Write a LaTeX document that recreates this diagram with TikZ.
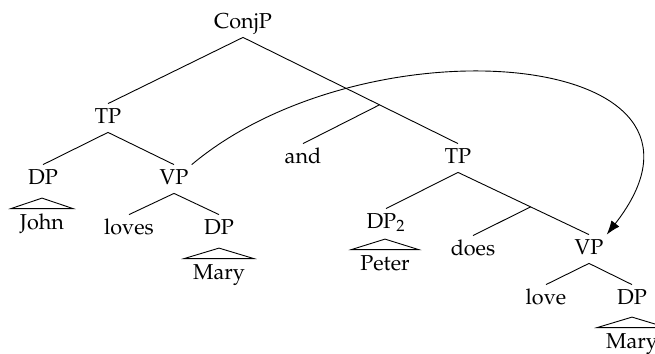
\documentclass[tikz,border=0pt]{standalone}
\usepackage[T1]{fontenc}
\usepackage{mathpazo}
\usetikzlibrary{calc,arrows.meta}
\begin{document}
\begin{tikzpicture}[x=0.5pt,y=-0.5pt,
  every node/.style={font=\fontsize{10.8}{13}\selectfont},
  lbl/.style={anchor=base,inner xsep=1.5pt,inner ysep=2.5pt,text height=7pt,text depth=2pt},
  leaf/.style={anchor=base,inner xsep=4.3pt,inner ysep=3pt,text height=7pt,text depth=2pt},
  branch/.style={line width=0.45pt},
  roof/.style={line width=0.45pt,line join=miter},
  move/.style={line width=0.45pt,-{Latex[length=7pt,width=5pt]}}
]
\useasboundingbox (0,0) rectangle (655,354);

% labels and words
\node[lbl]  (conjp) at (243,28)  {ConjP};
\node[lbl]  (tpa)   at (108,123) {TP};
\node[lbl]  (dpa)   at (43,184)  {DP};
\node[lbl]  (vpa)   at (174,184) {VP};
\node[leaf] (john)  at (42,229)  {John};
\node[lbl]  (loves) at (129,234) {loves};
\node[lbl]  (dpb)   at (219,234) {DP};
\node[leaf] (marya) at (219,279) {Mary};
\node[lbl]  (and)   at (303,163) {and};
\node[lbl]  (tpb)   at (458,163) {TP};
\node[lbl]  (dpc)   at (386,228) {DP$_2$};
\node[leaf] (peter) at (385,270) {Peter};
\node[lbl]  (does)  at (473,255) {does};
\node[lbl]  (vpb)   at (589,254) {VP};
\node[lbl]  (love)  at (546,304) {love};
\node[lbl]  (dpd)   at (632,304) {DP};
\node[leaf] (maryb) at (632,348) {Mary};

% unlabelled intermediate projections
\coordinate (bara) at ($(conjp.south)!0.635!(tpb.north)$);
\coordinate (barb) at ($(tpb.south)!0.554!(vpb.north)$);

% branches
\draw[branch] (conjp.south) -- (tpa.north);
\draw[branch] (conjp.south) -- (bara) -- (tpb.north);
\draw[branch] (bara) -- (and.north);
\draw[branch] (tpa.south) -- (dpa.north);
\draw[branch] (tpa.south) -- (vpa.north);
\draw[branch] (vpa.south) -- (loves.north);
\draw[branch] (vpa.south) -- (dpb.north);
\draw[branch] (tpb.south) -- (dpc.north);
\draw[branch] (tpb.south) -- (barb) -- (vpb.north);
\draw[branch] (barb) -- (does.north);
\draw[branch] (vpb.south) -- (love.north);
\draw[branch] (vpb.south) -- (dpd.north);

% roofs over unanalysed phrases
\foreach \w in {john,marya,peter,maryb}
  \draw[roof] (\w.north west) -- ([yshift=5.25pt]\w.north) -- (\w.north east) -- cycle;

% movement arrow
\draw[move] (vpa.north east) .. controls +(-40:230) and +(-52:235) .. (vpb.north east);
\end{tikzpicture}
\end{document}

----------

* **What the task asks**
Copy nothing but the lines from the first one in the listing through the line with "(barb) at ($(tpb.south)!0.554!(vpb.north)$);", and omit the pictures.

* **Task response**
Write a LaTeX document that recreates this diagram with TikZ.
\documentclass[tikz,border=0pt]{standalone}
\usepackage[T1]{fontenc}
\usepackage{mathpazo}
\usetikzlibrary{calc,arrows.meta}
\begin{document}
\begin{tikzpicture}[x=0.5pt,y=-0.5pt,
  every node/.style={font=\fontsize{10.8}{13}\selectfont},
  lbl/.style={anchor=base,inner xsep=1.5pt,inner ysep=2.5pt,text height=7pt,text depth=2pt},
  leaf/.style={anchor=base,inner xsep=4.3pt,inner ysep=3pt,text height=7pt,text depth=2pt},
  branch/.style={line width=0.45pt},
  roof/.style={line width=0.45pt,line join=miter},
  move/.style={line width=0.45pt,-{Latex[length=7pt,width=5pt]}}
]
\useasboundingbox (0,0) rectangle (655,354);

% labels and words
\node[lbl]  (conjp) at (243,28)  {ConjP};
\node[lbl]  (tpa)   at (108,123) {TP};
\node[lbl]  (dpa)   at (43,184)  {DP};
\node[lbl]  (vpa)   at (174,184) {VP};
\node[leaf] (john)  at (42,229)  {John};
\node[lbl]  (loves) at (129,234) {loves};
\node[lbl]  (dpb)   at (219,234) {DP};
\node[leaf] (marya) at (219,279) {Mary};
\node[lbl]  (and)   at (303,163) {and};
\node[lbl]  (tpb)   at (458,163) {TP};
\node[lbl]  (dpc)   at (386,228) {DP$_2$};
\node[leaf] (peter) at (385,270) {Peter};
\node[lbl]  (does)  at (473,255) {does};
\node[lbl]  (vpb)   at (589,254) {VP};
\node[lbl]  (love)  at (546,304) {love};
\node[lbl]  (dpd)   at (632,304) {DP};
\node[leaf] (maryb) at (632,348) {Mary};

% unlabelled intermediate projections
\coordinate (bara) at ($(conjp.south)!0.635!(tpb.north)$);
\coordinate (barb) at ($(tpb.south)!0.554!(vpb.north)$);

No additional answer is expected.